Task requirements:
Give all the lines below again, exactly, with no pictures.

Data provided:
------------------------------------------------

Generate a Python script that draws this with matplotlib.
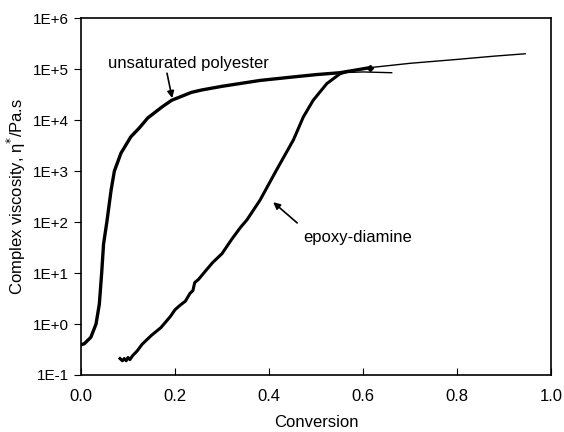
import numpy as np
import matplotlib.pyplot as plt

plt.rcParams['font.family'] = ['Liberation Sans', 'DejaVu Sans']

# unsaturated polyester
up_x = [0.0, 0.007, 0.021, 0.032, 0.039, 0.044, 0.048, 0.055, 0.064, 0.071, 0.085,
        0.106, 0.124, 0.142, 0.172, 0.193, 0.235, 0.257, 0.30, 0.381, 0.45, 0.50, 0.551, 0.615]
up_y = [0.39, 0.41, 0.55, 1.0, 2.45, 10, 37, 100, 420, 1000, 2240,
        4700, 7000, 1.1e4, 1.8e4, 2.45e4, 3.5e4, 3.9e4, 4.6e4, 6.0e4, 7.0e4, 7.8e4, 8.5e4, 1.07e5]
# thin continuation lines
up_tail_x = [0.551, 0.615, 0.70, 0.80, 0.88, 0.945]
up_tail_y = [8.5e4, 1.07e5, 1.3e5, 1.55e5, 1.8e5, 2.0e5]
up_branch_x = [0.551, 0.60, 0.661]
up_branch_y = [8.5e4, 8.8e4, 8.5e4]

# epoxy-diamine
ep_x = [0.083, 0.088, 0.092, 0.096, 0.1, 0.104, 0.11, 0.12, 0.13, 0.15, 0.17, 0.19, 0.2,
        0.21, 0.222, 0.232, 0.238, 0.242, 0.25, 0.265, 0.28, 0.3, 0.32, 0.34, 0.353,
        0.381, 0.416, 0.452, 0.473, 0.494, 0.523, 0.551, 0.565]
ep_y = [0.21, 0.19, 0.21, 0.19, 0.22, 0.2, 0.24, 0.3, 0.4, 0.6, 0.85, 1.4, 1.9,
        2.3, 2.8, 4.0, 4.5, 6.5, 7.5, 11, 16, 24, 45, 80, 110,
        270, 1050, 4100, 1.15e4, 2.45e4, 5.2e4, 8.1e4, 8.9e4]

fig = plt.figure(figsize=(5.64, 4.32), dpi=100)
ax = fig.add_axes([0.1436, 0.132, 0.8334, 0.826])

ax.plot(up_tail_x, up_tail_y, color='black', lw=1.0)
ax.plot(up_branch_x, up_branch_y, color='black', lw=1.0)
ax.plot(up_x, up_y, color='black', lw=2.4)
ax.plot(up_x[-1:], up_y[-1:], marker='D', ms=3, color='black')
ax.plot(ep_x, ep_y, color='black', lw=2.2)

ax.set_yscale('log')
ax.set_xlim(0, 1.0)
ax.set_ylim(0.1, 1e6)
ax.set_xticks(np.arange(0, 1.01, 0.2))
ax.set_xticklabels(['0.0', '0.2', '0.4', '0.6', '0.8', '1.0'])
yt = [1e-1, 1e0, 1e1, 1e2, 1e3, 1e4, 1e5, 1e6]
ax.set_yticks(yt)
ax.set_yticklabels(['1E-1', '1E+0', '1E+1', '1E+2', '1E+3', '1E+4', '1E+5', '1E+6'])
ax.minorticks_off()
ax.tick_params(axis='x', direction='in', length=5, labelsize=12, pad=10)
ax.tick_params(axis='y', direction='out', length=5, labelsize=11)
for s in ax.spines.values():
    s.set_linewidth(1.2)

ax.set_xlabel('Conversion', fontsize=12, labelpad=8)
ax.set_ylabel('Complex viscosity, η$^{*}$/Pa.s', fontsize=12)

arrow = dict(arrowstyle='-|>', color='black', lw=1.2,
             shrinkA=0, shrinkB=0, mutation_scale=10)
ax.text(0.057, 1.3e5, 'unsaturated polyester', fontsize=12, va='center')
ax.annotate('', xy=(0.194, 2.7e4), xytext=(0.183, 8.3e4), arrowprops=arrow)
ax.text(0.472, 49, 'epoxy-diamine', fontsize=12, va='center')
ax.annotate('', xy=(0.409, 245), xytext=(0.46, 96), arrowprops=arrow)

fig.savefig('out.png', dpi=100)
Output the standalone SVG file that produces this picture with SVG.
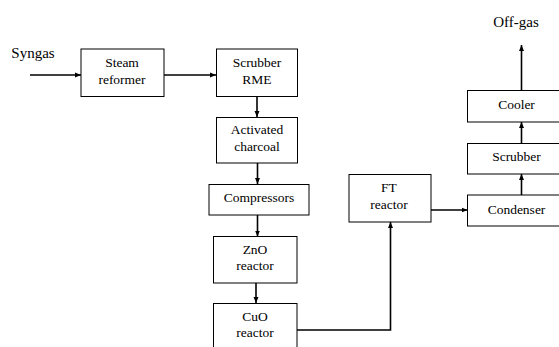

------------------------------------------------

Response:
Generate a Python script that draws this with matplotlib.
import numpy as np
import matplotlib.pyplot as plt

plt.rcParams['font.family'] = ['Liberation Sans', 'DejaVu Sans']

# unsaturated polyester
up_x = [0.0, 0.007, 0.021, 0.032, 0.039, 0.044, 0.048, 0.055, 0.064, 0.071, 0.085,
        0.106, 0.124, 0.142, 0.172, 0.193, 0.235, 0.257, 0.30, 0.381, 0.45, 0.50, 0.551, 0.615]
up_y = [0.39, 0.41, 0.55, 1.0, 2.45, 10, 37, 100, 420, 1000, 2240,
        4700, 7000, 1.1e4, 1.8e4, 2.45e4, 3.5e4, 3.9e4, 4.6e4, 6.0e4, 7.0e4, 7.8e4, 8.5e4, 1.07e5]
# thin continuation lines
up_tail_x = [0.551, 0.615, 0.70, 0.80, 0.88, 0.945]
up_tail_y = [8.5e4, 1.07e5, 1.3e5, 1.55e5, 1.8e5, 2.0e5]
up_branch_x = [0.551, 0.60, 0.661]
up_branch_y = [8.5e4, 8.8e4, 8.5e4]

# epoxy-diamine
ep_x = [0.083, 0.088, 0.092, 0.096, 0.1, 0.104, 0.11, 0.12, 0.13, 0.15, 0.17, 0.19, 0.2,
        0.21, 0.222, 0.232, 0.238, 0.242, 0.25, 0.265, 0.28, 0.3, 0.32, 0.34, 0.353,
        0.381, 0.416, 0.452, 0.473, 0.494, 0.523, 0.551, 0.565]
ep_y = [0.21, 0.19, 0.21, 0.19, 0.22, 0.2, 0.24, 0.3, 0.4, 0.6, 0.85, 1.4, 1.9,
        2.3, 2.8, 4.0, 4.5, 6.5, 7.5, 11, 16, 24, 45, 80, 110,
        270, 1050, 4100, 1.15e4, 2.45e4, 5.2e4, 8.1e4, 8.9e4]

fig = plt.figure(figsize=(5.64, 4.32), dpi=100)
ax = fig.add_axes([0.1436, 0.132, 0.8334, 0.826])

ax.plot(up_tail_x, up_tail_y, color='black', lw=1.0)
ax.plot(up_branch_x, up_branch_y, color='black', lw=1.0)
ax.plot(up_x, up_y, color='black', lw=2.4)
ax.plot(up_x[-1:], up_y[-1:], marker='D', ms=3, color='black')
ax.plot(ep_x, ep_y, color='black', lw=2.2)

ax.set_yscale('log')
ax.set_xlim(0, 1.0)
ax.set_ylim(0.1, 1e6)
ax.set_xticks(np.arange(0, 1.01, 0.2))
ax.set_xticklabels(['0.0', '0.2', '0.4', '0.6', '0.8', '1.0'])
yt = [1e-1, 1e0, 1e1, 1e2, 1e3, 1e4, 1e5, 1e6]
ax.set_yticks(yt)
ax.set_yticklabels(['1E-1', '1E+0', '1E+1', '1E+2', '1E+3', '1E+4', '1E+5', '1E+6'])
ax.minorticks_off()
ax.tick_params(axis='x', direction='in', length=5, labelsize=12, pad=10)
ax.tick_params(axis='y', direction='out', length=5, labelsize=11)
for s in ax.spines.values():
    s.set_linewidth(1.2)

ax.set_xlabel('Conversion', fontsize=12, labelpad=8)
ax.set_ylabel('Complex viscosity, η$^{*}$/Pa.s', fontsize=12)

arrow = dict(arrowstyle='-|>', color='black', lw=1.2,
             shrinkA=0, shrinkB=0, mutation_scale=10)
ax.text(0.057, 1.3e5, 'unsaturated polyester', fontsize=12, va='center')
ax.annotate('', xy=(0.194, 2.7e4), xytext=(0.183, 8.3e4), arrowprops=arrow)
ax.text(0.472, 49, 'epoxy-diamine', fontsize=12, va='center')
ax.annotate('', xy=(0.409, 245), xytext=(0.46, 96), arrowprops=arrow)

fig.savefig('out.png', dpi=100)
Output the standalone SVG file that produces this picture with SVG.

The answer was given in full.